A Collaborative Dinner Blends Old World Opulence and New Age Innovation
Stepping off New Haven’s College Street into the tall, open space of French-Italian restaurant ROIA, one is reminded not of a restaurant, per se, but of the historic train stations, banks, theaters, and museums of the world. The open floor plan is mixed with more secluded booths, and the busily intent movements of the staff and the hum of patrons’ conversations informs diners that they have arrived at a unique restaurant. And it was in this stately space that ROIA’s executive chef Avi Szapiro joined with Present Company’s executive chef Jeffrey Lizotte for a four-course collaborative tasting menu, “Presently ROIA.”
The meal starts with an amuse bouche: a fried squash blossom, stuffed with purée of fairytale eggplant, resting on roasted eggplant skin. Included in the purée is a subtle hint of fennel. The dish is finished with a delicate tomato vinaigrette and pieces of piccolo basil that carry a mint-like flavor. The dish is a study in restraint. The smokiness of the eggplants’ charred skin, the airy, herbal softness of the puree, and the slight, acidic tang of the vinaigrette all vie for dominance, but no one element prevails.
The first course follows with a clearly apparent focus: the sea. Fluke, fresh from the docks in Stonington, is marinated in soy sauce, lemon, honey, and Calabrian chili. Also peppering the dish are sea beans – fresh, crunchy, and briny. A rich, fried corn fritter lies central amongst the plate’s veritable potpourri of ingredients. Also included are thin cross sections of raw green shashito peppers and a tremendously bright pepper jam, made of red and yellow bell peppers. The paired Alsace Zinck Riesling’s light minerality bridges and works well to temper any excess heat in the dish. The sauce is black, giving the illusion of an overpowering squid ink pasta sauce, but this is not the case. The sauce is merely colored with ink and is composed primarily of an orange reduction, offering a citrus flavor to complement the rich and tender fluke. Salt, sweet, heat, and citrus: the chef duo puts their prowess on display by successfully bridging the gaps in this wide range of flavor elements.
When the second course arrives, it's pasta time in the Elm City. The tarajin (a type of thin egg noodle traditional to Italy’s Piemonte region) is made in house, infused with black pepper and rosemary. Its thin consistency serves to bind well with a delicate smattering of summer squash. Five types, to be exact: yellow squash, crooked neck, patty pan, Florence zucchini, and green zucchini. This wide ranging assortment offers a complex sweetness that melds with the creamy richness of the pasta sauce. This is comfort food: creamy, herbal, and decadent. The smooth Sicilian Carricante wine paired with the dish gives a rounded mouthfeel with subtle citrus and mineral elements. Briny bottarga is included in the pasta as well, serving to tie in a salty, ocean element. And, of course, parmesan, cut fresh from the wheel and ground through a vintage Mouli cheese grater, joins by lending its own characteristic saltiness.

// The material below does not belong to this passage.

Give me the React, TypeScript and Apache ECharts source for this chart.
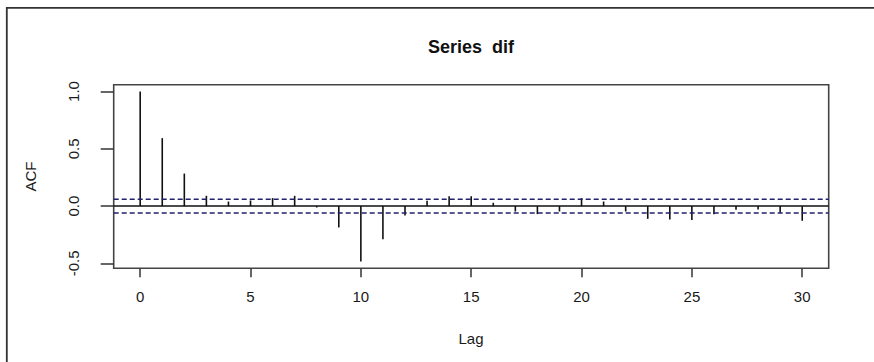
import React, { useEffect, useRef } from "react";
import * as echarts from "echarts";

const lags = [0, 1, 2, 3, 4, 5, 6, 7, 8, 9, 10, 11, 12, 13, 14, 15, 16, 17, 18, 19, 20, 21, 22, 23, 24, 25, 26, 27, 28, 29, 30];
const acfValues = [
  1.0, 0.593, 0.284, 0.09, 0.04, 0.049, 0.07, 0.09, -0.012, -0.186, -0.483,
  -0.288, -0.082, 0.046, 0.087, 0.087, 0.029, -0.047, -0.07, -0.047, 0.07,
  0.04, -0.047, -0.111, -0.117, -0.122, -0.07, -0.032, -0.03, -0.058, -0.128,
];
const ciBound = 0.0593;
const xTicks = [0, 5, 10, 15, 20, 25, 30];
const yTicks = [-0.5, 0, 0.5, 1.0];
const xMin = -1.2;
const xMax = 31.2;
const yMin = -0.5425;
const yMax = 1.0593;
const titleText = "Series  dif";
const xLabel = "Lag";
const yLabel = "ACF";

const FONT = "'Liberation Sans', Arial, sans-serif";

export default function App() {
  const ref = useRef<HTMLDivElement>(null);
  useEffect(() => {
    if (!ref.current) return;
    const chart = echarts.init(ref.current, null, { renderer: "svg" });
    const data = lags.map((l, i) => [l, acfValues[i]]);
    chart.setOption({
      animation: false,
      backgroundColor: "#ffffff",
      grid: {
        left: 113.7,
        top: 84.7,
        width: 715,
        height: 183.6,
        show: true,
        borderColor: "#444",
        borderWidth: 1.6,
        backgroundColor: "transparent",
      },
      xAxis: {
        type: "value",
        min: xMin,
        max: xMax,
        splitLine: { show: false },
        axisLine: { show: false, onZero: false },
        axisTick: {
          show: true,
          customValues: xTicks,
          length: 9,
          inside: false,
          lineStyle: { color: "#333", width: 1.5 },
        },
        axisLabel: {
          customValues: xTicks,
          margin: 21,
          color: "#1a1a1a",
          fontSize: 15,
          fontFamily: FONT,
        },
      },
      yAxis: {
        type: "value",
        min: yMin,
        max: yMax,
        splitLine: { show: false },
        axisLine: { show: false, onZero: false },
        axisTick: {
          show: true,
          customValues: yTicks,
          length: 13,
          lineStyle: { color: "#333", width: 1.5 },
        },
        axisLabel: {
          customValues: yTicks,
          rotate: 90,
          margin: 33,
          color: "#1a1a1a",
          fontSize: 15,
          fontFamily: FONT,
          formatter: (v: number) => v.toFixed(1),
        },
      },
      series: [
        {
          type: "line",
          data: [
            [xMin, 0],
            [xMax, 0],
          ],
          symbol: "none",
          lineStyle: { color: "#111", width: 1.5 },
          silent: true,
        },
        {
          type: "line",
          data: [
            [xMin, ciBound],
            [xMax, ciBound],
          ],
          symbol: "none",
          lineStyle: { color: "#22226a", width: 1.5, type: [5, 3] },
          silent: true,
        },
        {
          type: "line",
          data: [
            [xMin, -ciBound],
            [xMax, -ciBound],
          ],
          symbol: "none",
          lineStyle: { color: "#22226a", width: 1.5, type: [5, 3] },
          silent: true,
        },
        {
          type: "custom",
          data,
          renderItem: (params: any, api: any) => {
            const p0 = api.coord([api.value(0), 0]);
            const p1 = api.coord([api.value(0), api.value(1)]);
            return {
              type: "line",
              shape: { x1: p0[0], y1: p0[1], x2: p1[0], y2: p1[1] },
              style: { stroke: "#111", lineWidth: 1.6 },
            };
          },
        },
      ],
      graphic: [
        {
          type: "rect",
          shape: { x: 6.8, y: 7.8, width: 1000, height: 1000 },
          style: { fill: "none", stroke: "#333", lineWidth: 1.8 },
          silent: true,
        },
        {
          type: "text",
          x: 471,
          y: 47,
          style: {
            text: titleText,
            fontSize: 18,
            fontWeight: "bold",
            fontFamily: FONT,
            fill: "#111",
            align: "center",
            verticalAlign: "middle",
          },
        },
        {
          type: "text",
          x: 471,
          y: 338,
          style: {
            text: xLabel,
            fontSize: 15,
            fontFamily: FONT,
            fill: "#1a1a1a",
            align: "center",
            verticalAlign: "middle",
          },
        },
        {
          type: "text",
          x: 30,
          y: 176.5,
          rotation: Math.PI / 2,
          style: {
            text: yLabel,
            fontSize: 15,
            fontFamily: FONT,
            fill: "#1a1a1a",
            align: "center",
            verticalAlign: "middle",
          },
        },
      ],
    });
    return () => chart.dispose();
  }, []);
  return (
    <div
      ref={ref}
      style={{ position: "fixed", left: 0, top: 0, width: 874, height: 362 }}
    />
  );
}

Coming off the rich coattails of the Italian course, a decidedly French-influenced dish arrives. Mackerel, sourced from Cape Cod via sustainable sourcing company Sea to Table, is paired with a lightly chilled Gamay wine. A thin fillet, baring uniform char marks, lies next to a small bed of grilled purslane with halved cherry tomatoes and crunchy quinoa on top. The chefs’ use of purslane (which is popularly thought of as a garden weed) is both daring and resourceful. And it works. Its crunchy, bright, and slightly bitter flavor gives counterpoint to the fatty, smoky flavor of the mackerel and fruit notes of the Gamay, resulting in a well thought out textural interplay.
The final dish – dessert – is a swan song to the fleeting summer. Peaches, sourced from Clark Farms (a farm and orchard close to Chef Lizotte's restaurant in Granby) play a starring role in this deconstructed peach melba. Instead of using vanilla ice cream, traditional to the dessert, the chefs utilize a lighter semifreddo mousse. This brings the luscious sweetness of the fresh peaches and raspberries to the front of the dish, where they shine. A nut element is present with the addition of praline cookie crisps, cracked onto the plate. Flavors of burnt butter and rich nuttiness, as well as the crunchy texture of the crisps, complement the soft fruit and bring the dessert’s components together.
ROIA’s interior mirrors the lavish nature of the meal – a grand, ivory-colored ceiling; ornate fleur-de-leis molding; the age-worn and delightfully imperfect white-blue mosaic flooring – but none of it enforces a tradition-bound menu. Innovative use of and experimentation with these traditionally-derived dishes are at the heart of Presently ROIA’s sumptuous and successful chef collaboration. If you can’t wait for Chefs Szapiro and Lizotte to again join forces, you can still enjoy their individual talents at their respective kitchens.